## The problem
Show every line in the records below that contains the word "this".

## Code that draws figures
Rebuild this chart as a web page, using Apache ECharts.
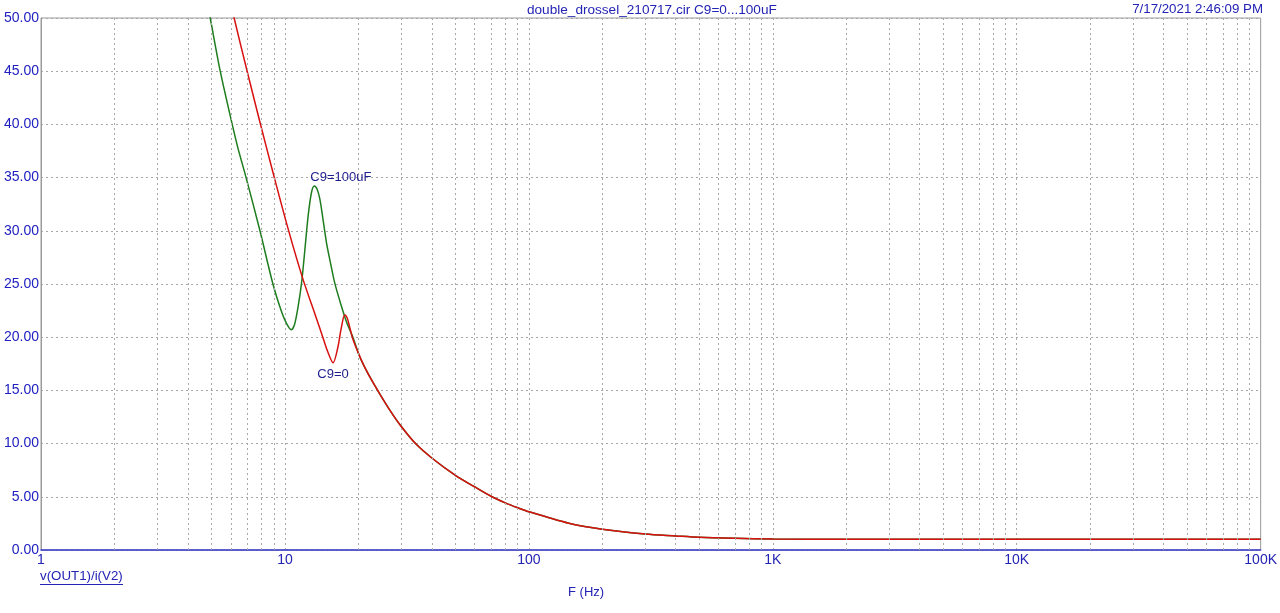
<!DOCTYPE html>
<html lang="en">
<head>
    <meta charset="UTF-8">
    <title>double_drossel_210717</title>
    <script type="text/javascript" src="https://cdn.jsdelivr.net/npm/echarts/dist/echarts.min.js"></script>
    <style>
        html, body { margin: 0; padding: 0; background: #fff; }
    </style>
</head>
<body>
<div id="main" style="width:1280px;height:613px;"></div>
<script>
    // C9=100uF, low frequency part (Hz, value)
    const greenFreq = [4.8, 4.94, 5.43, 6.08, 6.43, 6.93, 7.9, 8.93, 9.72, 10.2, 10.6, 10.95, 11.33, 11.7, 12.07, 12.45, 12.85, 13.2, 13.55, 13.9, 14.3, 14.8, 15.4, 16.0, 17.0, 17.9, 19.0];
    const greenVal  = [51.5, 50.0, 45.0, 40.0, 37.7, 35.0, 30.0, 25.0, 22.3, 21.2, 20.7, 21.2, 22.9, 25.1, 28.2, 31.4, 33.6, 34.2, 33.9, 33.0, 31.2, 28.9, 26.9, 25.1, 23.0, 21.4, 20.0];
    // C9=0, low frequency part
    const redFreq = [6.0, 6.19, 7.0, 7.9, 9.0, 10.3, 11.8, 13.4, 14.3, 15.0, 15.75, 16.5, 17.0, 17.6, 18.0, 18.4, 19.0];
    const redVal  = [51.5, 50.0, 45.0, 40.2, 35.2, 30.2, 25.6, 21.9, 20.0, 18.6, 17.6, 19.1, 20.8, 22.1, 21.8, 21.0, 19.8];
    // common tail, both curves lie on top of each other
    const tailFreq = [20, 21, 22.5, 24, 27, 30, 34.3, 40, 50, 60, 70, 80, 90, 100, 150, 200, 300, 400, 500, 700, 1000, 2000, 5000, 10000, 100000];
    const tailVal  = [18.5, 17.4, 16.1, 15.0, 13.1, 11.6, 10.0, 8.65, 7.02, 5.93, 5.05, 4.43, 3.97, 3.6, 2.44, 1.95, 1.5, 1.32, 1.19, 1.1, 1.04, 1.01, 1.0, 1.0, 1.0];
    // grid lines between decades
    const minorFreq = [];
    [1, 10, 100, 1000, 10000].forEach(d => {
        for (let k = 2; k <= 9; k++) minorFreq.push(k * d);
    });

    const blue = '#2323b4';
    const gridLine = { color: '#a8a8a8', width: 1, type: [2, 3] };

    function pairs(fs, vs) {
        return fs.map((f, i) => [f, vs[i]]);
    }
    const greenData = pairs(greenFreq, greenVal).concat(pairs(tailFreq, tailVal));
    const redData = pairs(redFreq, redVal).concat(pairs(tailFreq, tailVal));

    // curve name labels, hung on a point of each curve
    function nameMark(coord, text, align, offset) {
        return {
            symbol: 'circle',
            symbolSize: 1,
            itemStyle: { color: 'rgba(0,0,0,0)' },
            silent: true,
            data: [{ coord: coord }],
            label: {
                show: true,
                position: 'inside',
                formatter: text,
                color: '#1e1e8c',
                fontSize: 13,
                align: align,
                verticalAlign: 'middle',
                offset: offset
            }
        };
    }

    let myChart = echarts.init(document.getElementById('main'));
    let txt = { color: blue, fontSize: 13, fontWeight: 'normal' };
    let option = {
        backgroundColor: '#fff',
        animation: false,
        textStyle: { fontFamily: 'Liberation Sans, Arial, sans-serif' },
        title: [
            { text: 'double_drossel_210717.cir C9=0...100uF', left: 527, top: 3, padding: 0, textStyle: Object.assign({}, txt, { fontSize: 13.6 }) },
            { text: '7/17/2021 2:46:09 PM', right: 17, top: 3, padding: 0, textStyle: Object.assign({}, txt, { fontSize: 13.3 }) },
            { text: 'v(OUT1)/i(V2)', left: 40, top: 570, padding: 0, textStyle: Object.assign({}, txt, { fontSize: 13.3 }) },
            { text: 'F (Hz)', left: 568, top: 586, padding: 0, textStyle: txt }
        ],
        graphic: [
            {
                type: 'line',
                shape: { x1: 40, y1: 584.5, x2: 123, y2: 584.5 },
                style: { stroke: blue, lineWidth: 1 }
            }
        ],
        grid: {
            left: 41, right: 15, top: 18, bottom: 63,
            show: true,
            borderColor: '#9a9a9a',
            borderWidth: 1
        },
        xAxis: {
            type: 'log',
            logBase: 10,
            min: 1,
            max: 100000,
            axisLine: { lineStyle: { color: '#3a3ad0', width: 1.5 } },
            axisTick: { show: false },
            axisLabel: {
                color: blue,
                fontSize: 14,
                margin: 3,
                formatter: v => {
                    if (v >= 1000) return (v / 1000) + 'K';
                    return String(v);
                }
            },
            splitLine: { show: true, lineStyle: gridLine }
        },
        yAxis: {
            type: 'value',
            min: 0,
            max: 50,
            interval: 5,
            axisLine: { show: true, lineStyle: { color: '#9a9a9a' } },
            axisTick: { show: false },
            axisLabel: {
                color: '#2020c0',
                fontSize: 14,
                margin: 2,
                formatter: v => v.toFixed(2)
            },
            splitLine: { show: true, lineStyle: gridLine }
        },
        series: [
            {
                type: 'line',
                data: [],
                silent: true,
                markLine: {
                    silent: true,
                    symbol: 'none',
                    label: { show: false },
                    lineStyle: gridLine,
                    data: minorFreq.map(f => ({ xAxis: f }))
                }
            },
            {
                name: 'C9=100uF',
                type: 'line',
                data: greenData,
                showSymbol: false,
                smooth: 0.3,
                clip: true,
                lineStyle: { color: '#1e7d1e', width: 1.5 },
                markPoint: nameMark([13.2, 34.2], 'C9=100uF', 'left', [-4, -9])
            },
            {
                name: 'C9=0',
                type: 'line',
                data: redData,
                showSymbol: false,
                smooth: 0.3,
                clip: true,
                lineStyle: { color: '#d81010', width: 1.5 },
                markPoint: nameMark([15.75, 17.6], 'C9=0', 'center', [0, 12])
            }
        ]
    };
    myChart.setOption(option);
</script>
</body>
</html>
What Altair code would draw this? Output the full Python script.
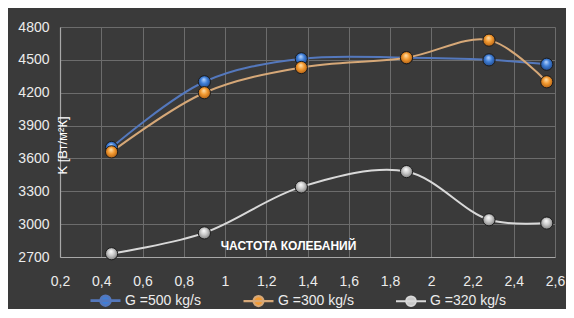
import altair as alt
import pandas as pd

# ---- data ----
freq = [0.45, 0.9, 1.37, 1.88, 2.28, 2.56]
g500 = [3700, 4300, 4510, 4520, 4500, 4460]
g300 = [3660, 4200, 4430, 4520, 4680, 4300]
g320 = [2730, 2920, 3340, 3480, 3040, 3010]
series = ["G =500 kg/s", "G =300 kg/s", "G =320 kg/s"]
x_ticks = [0.2, 0.4, 0.6, 0.8, 1.0, 1.2, 1.4, 1.6, 1.8, 2.0, 2.2, 2.4, 2.6]
y_ticks = [2700, 3000, 3300, 3600, 3900, 4200, 4500, 4800]

line_colors = ["#5478bd", "#d6a878", "#d9d9d9"]
line_widths = [2.6, 1.8, 1.8]
marker_colors = ["#3f7fd8", "#f39a30", "#c9c9c9"]
marker_light = ["#bcd8ff", "#ffe2b0", "#ffffff"]
marker_dark = ["#1d3f7a", "#a0520e", "#6e6e6e"]

rows = []
for name, vals in zip(series, [g500, g300, g320]):
    for f, v in zip(freq, vals):
        rows.append({"f": f, "k": v, "s": name})
df = pd.DataFrame(rows)

FONT = "Liberation Sans, sans-serif"
TXT = "#ececec"

x_enc = alt.X(
    "f:Q",
    scale=alt.Scale(domain=[0.2, 2.6], nice=False, zero=False),
    axis=alt.Axis(
        values=x_ticks, labelOverlap=False, labelFlush=False, labelBound=False,
        labelExpr="replace(format(datum.value, '.1~f'), '.', ',')",
        title="ЧАСТОТА КОЛЕБАНИЙ",
        titleX=228, titleY=-12, titleAnchor="start", titleAlign="center",
        titleBaseline="middle",
        titleFontWeight="bold", titleFontSize=12, titleColor="#ffffff", titleFont=FONT,
        labelColor=TXT, labelFontSize=14, labelFont=FONT, labelPadding=17,
        tickSize=0, domainColor="#a8a8a8", domainWidth=1.2,
        gridColor="#6c6c6c", gridWidth=1,
    ),
)
y_enc = alt.Y(
    "k:Q",
    scale=alt.Scale(domain=[2700, 4800], nice=False, zero=False),
    axis=alt.Axis(
        values=y_ticks, format="d", labelOverlap=False, labelFlush=False, labelBound=False,
        title="K [Вт/м²К]",
        titleX=2, titleY=118, titleAngle=270, titleAlign="center", titleBaseline="middle",
        titleFontWeight="normal", titleFontSize=13, titleColor="#ffffff", titleFont=FONT,
        labelColor=TXT, labelFontSize=14, labelFont=FONT, labelPadding=11,
        tickSize=0, domainColor="#a8a8a8", domainWidth=1.2,
        gridColor="#6c6c6c", gridWidth=1,
    ),
)

sym = "M-1,0H1M-0.33,0A0.33,0.33 0 1,0 0.33,0A0.33,0.33 0 1,0 -0.33,0Z"
leg = alt.Legend(
    title=None, orient="none", legendX=29, legendY=257, direction="horizontal",
    symbolType=sym, symbolSize=900, symbolStrokeWidth=2,
    labelColor=TXT, labelFontSize=14, labelFont=FONT, labelOffset=3,
    columnPadding=38, padding=0,
)

stroke_enc = alt.Stroke("s:N", scale=alt.Scale(domain=series, range=line_colors), legend=leg)
fill_enc = alt.Fill("s:N", scale=alt.Scale(domain=series, range=marker_colors), legend=leg)

base = alt.Chart(df)

lines = base.mark_line(interpolate="catmull-rom", strokeWidth=2).encode(
    x=x_enc, y=y_enc, stroke=stroke_enc, detail="s:N",
    strokeWidth=alt.StrokeWidth("s:N", scale=alt.Scale(domain=series, range=line_widths), legend=None),
    order=alt.Order("f:Q"),
)
legend_pts = base.mark_point(shape="circle", filled=True, size=10, opacity=1).encode(
    x=x_enc, y=y_enc, fill=fill_enc, stroke=stroke_enc,
)

layers = [lines, legend_pts]
for i, name in enumerate(series):
    grad = alt.RadialGradient(
        gradient="radial",
        stops=[
            alt.GradientStop(offset=0, color=marker_light[i]),
            alt.GradientStop(offset=0.45, color=marker_colors[i]),
            alt.GradientStop(offset=1, color=marker_dark[i]),
        ],
        x1=0.45, y1=0.3, r1=0, x2=0.5, y2=0.5, r2=0.6,
    )
    pts = alt.Chart(df[df["s"] == name]).mark_point(
        shape="circle", filled=True, size=150, fill=grad, opacity=1,
        stroke="#1c1c1c", strokeWidth=1, strokeOpacity=1,
    ).encode(x=x_enc, y=y_enc)
    layers.append(pts)

chart = alt.layer(*layers).properties(
    width=495, height=230,
    autosize=alt.AutoSizeParams(type="none"),
    padding={"left": 52, "top": 19, "right": 11, "bottom": 52},
    background="#3a3a3a",
).configure_view(strokeWidth=0).configure_axis(grid=True, labelOverlap=False)

chart.save("out.html", embed_options={"renderer": "svg", "actions": False})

## Problem solution
Rebuild this chart as a web page, using Apache ECharts.
What Altair code would draw this? Output the full Python script.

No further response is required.